TASK DESCRIPTION: Copy out the records in full, word for word, without pictures.

* begin TASK MATERIAL *

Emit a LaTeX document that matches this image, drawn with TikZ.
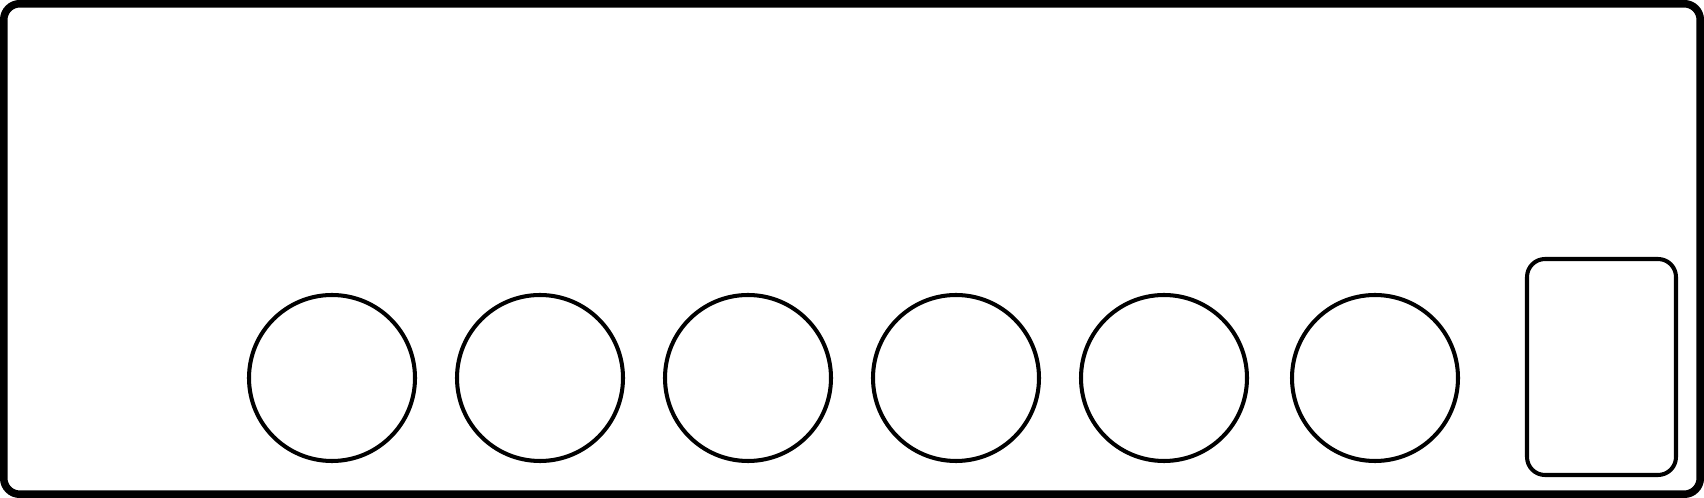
\documentclass[tikz,border=0pt]{standalone}
\begin{document}
\begin{tikzpicture}
		\tikzstyle{bouton}=[circle, minimum size=3.32cm, inner sep=0pt, draw, line width=2.3pt]
		\tikzstyle{ecran}=[rectangle, rounded corners=0.36cm, minimum width=2.98cm, minimum height=4.32cm, inner sep=0pt, draw, line width=2.3pt]
		\useasboundingbox (0,0) rectangle (34.08,9.96);
		\draw[line width=4.3pt, rounded corners=0.32cm] (0.075,0.075) rectangle (34.005,9.885); % cadre
		\node[bouton] (b1) at (6.64,2.4) {}; % gauche
		\node[bouton] (b2) at (10.8,2.4) {};
		\node[bouton] (b3) at (14.96,2.4) {};
		\node[bouton] (b4) at (19.12,2.4) {};
		\node[bouton] (b5) at (23.28,2.4) {};
		\node[bouton] (b6) at (27.5,2.4) {}; % droite
		\node[ecran] (e) at (32.03,2.62) {};
	\end{tikzpicture}
\end{document}
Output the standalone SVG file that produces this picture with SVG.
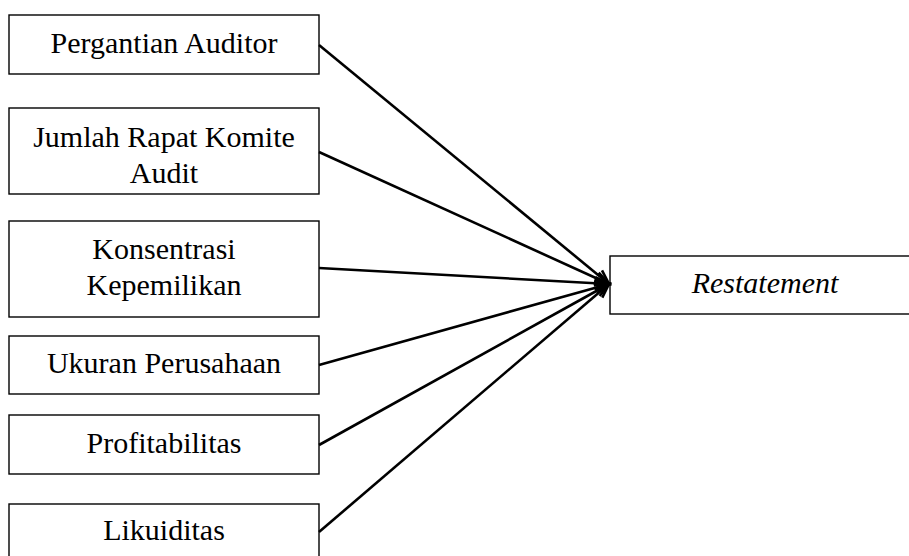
<svg xmlns="http://www.w3.org/2000/svg" width="909" height="556" viewBox="0 0 909 556">
<style>
.box{fill:#fff;stroke:#000;stroke-width:1.4}
.t{font-family:"Liberation Serif","Times New Roman",serif;font-size:30px;fill:#000;text-anchor:middle}
.it{font-style:italic}
.c{stroke:#000;stroke-width:2.6;fill:none;marker-end:url(#ah)}
</style>
<defs>
<marker id="ah" markerUnits="userSpaceOnUse" markerWidth="18" markerHeight="16" refX="15" refY="7" orient="auto" viewBox="0 0 18 14">
<path d="M1,1 L15,7 L1,13" fill="none" stroke="#000" stroke-width="2.6"/>
</marker>
</defs>
<g id="n1"><rect class="box" x="9" y="15" width="310" height="59"/><text class="t" x="164" y="53">Pergantian Auditor</text></g>
<g id="n2"><rect class="box" x="9" y="108" width="310" height="86"/><text class="t" x="164" y="147">Jumlah Rapat Komite</text><text class="t" x="164" y="183">Audit</text></g>
<g id="n3"><rect class="box" x="9" y="221" width="310" height="96"/><text class="t" x="164" y="259">Konsentrasi</text><text class="t" x="164" y="295">Kepemilikan</text></g>
<g id="n4"><rect class="box" x="9" y="336" width="310" height="58"/><text class="t" x="164" y="373">Ukuran Perusahaan</text></g>
<g id="n5"><rect class="box" x="9" y="415" width="310" height="59"/><text class="t" x="164" y="453">Profitabilitas</text></g>
<g id="n6"><rect class="box" x="9" y="504" width="310" height="70"/><text class="t" x="164" y="540">Likuiditas</text></g>
<g id="n7"><rect class="box" x="610" y="256" width="310" height="58"/><text class="t it" x="765" y="293">Restatement</text></g>
<g id="connectors">
<line class="c" x1="319" y1="45" x2="609" y2="284"/>
<line class="c" x1="319" y1="152" x2="609" y2="284"/>
<line class="c" x1="319" y1="268" x2="609" y2="284"/>
<line class="c" x1="319" y1="365" x2="609" y2="284"/>
<line class="c" x1="319" y1="445" x2="609" y2="284"/>
<line class="c" x1="319" y1="532" x2="609" y2="284"/>
</g>
</svg>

* end TASK MATERIAL *

WORKED SOLUTION:
Emit a LaTeX document that matches this image, drawn with TikZ.
\documentclass[tikz,border=0pt]{standalone}
\begin{document}
\begin{tikzpicture}
		\tikzstyle{bouton}=[circle, minimum size=3.32cm, inner sep=0pt, draw, line width=2.3pt]
		\tikzstyle{ecran}=[rectangle, rounded corners=0.36cm, minimum width=2.98cm, minimum height=4.32cm, inner sep=0pt, draw, line width=2.3pt]
		\useasboundingbox (0,0) rectangle (34.08,9.96);
		\draw[line width=4.3pt, rounded corners=0.32cm] (0.075,0.075) rectangle (34.005,9.885); % cadre
		\node[bouton] (b1) at (6.64,2.4) {}; % gauche
		\node[bouton] (b2) at (10.8,2.4) {};
		\node[bouton] (b3) at (14.96,2.4) {};
		\node[bouton] (b4) at (19.12,2.4) {};
		\node[bouton] (b5) at (23.28,2.4) {};
		\node[bouton] (b6) at (27.5,2.4) {}; % droite
		\node[ecran] (e) at (32.03,2.62) {};
	\end{tikzpicture}
\end{document}
Output the standalone SVG file that produces this picture with SVG.
<svg xmlns="http://www.w3.org/2000/svg" width="909" height="556" viewBox="0 0 909 556">
<style>
.box{fill:#fff;stroke:#000;stroke-width:1.4}
.t{font-family:"Liberation Serif","Times New Roman",serif;font-size:30px;fill:#000;text-anchor:middle}
.it{font-style:italic}
.c{stroke:#000;stroke-width:2.6;fill:none;marker-end:url(#ah)}
</style>
<defs>
<marker id="ah" markerUnits="userSpaceOnUse" markerWidth="18" markerHeight="16" refX="15" refY="7" orient="auto" viewBox="0 0 18 14">
<path d="M1,1 L15,7 L1,13" fill="none" stroke="#000" stroke-width="2.6"/>
</marker>
</defs>
<g id="n1"><rect class="box" x="9" y="15" width="310" height="59"/><text class="t" x="164" y="53">Pergantian Auditor</text></g>
<g id="n2"><rect class="box" x="9" y="108" width="310" height="86"/><text class="t" x="164" y="147">Jumlah Rapat Komite</text><text class="t" x="164" y="183">Audit</text></g>
<g id="n3"><rect class="box" x="9" y="221" width="310" height="96"/><text class="t" x="164" y="259">Konsentrasi</text><text class="t" x="164" y="295">Kepemilikan</text></g>
<g id="n4"><rect class="box" x="9" y="336" width="310" height="58"/><text class="t" x="164" y="373">Ukuran Perusahaan</text></g>
<g id="n5"><rect class="box" x="9" y="415" width="310" height="59"/><text class="t" x="164" y="453">Profitabilitas</text></g>
<g id="n6"><rect class="box" x="9" y="504" width="310" height="70"/><text class="t" x="164" y="540">Likuiditas</text></g>
<g id="n7"><rect class="box" x="610" y="256" width="310" height="58"/><text class="t it" x="765" y="293">Restatement</text></g>
<g id="connectors">
<line class="c" x1="319" y1="45" x2="609" y2="284"/>
<line class="c" x1="319" y1="152" x2="609" y2="284"/>
<line class="c" x1="319" y1="268" x2="609" y2="284"/>
<line class="c" x1="319" y1="365" x2="609" y2="284"/>
<line class="c" x1="319" y1="445" x2="609" y2="284"/>
<line class="c" x1="319" y1="532" x2="609" y2="284"/>
</g>
</svg>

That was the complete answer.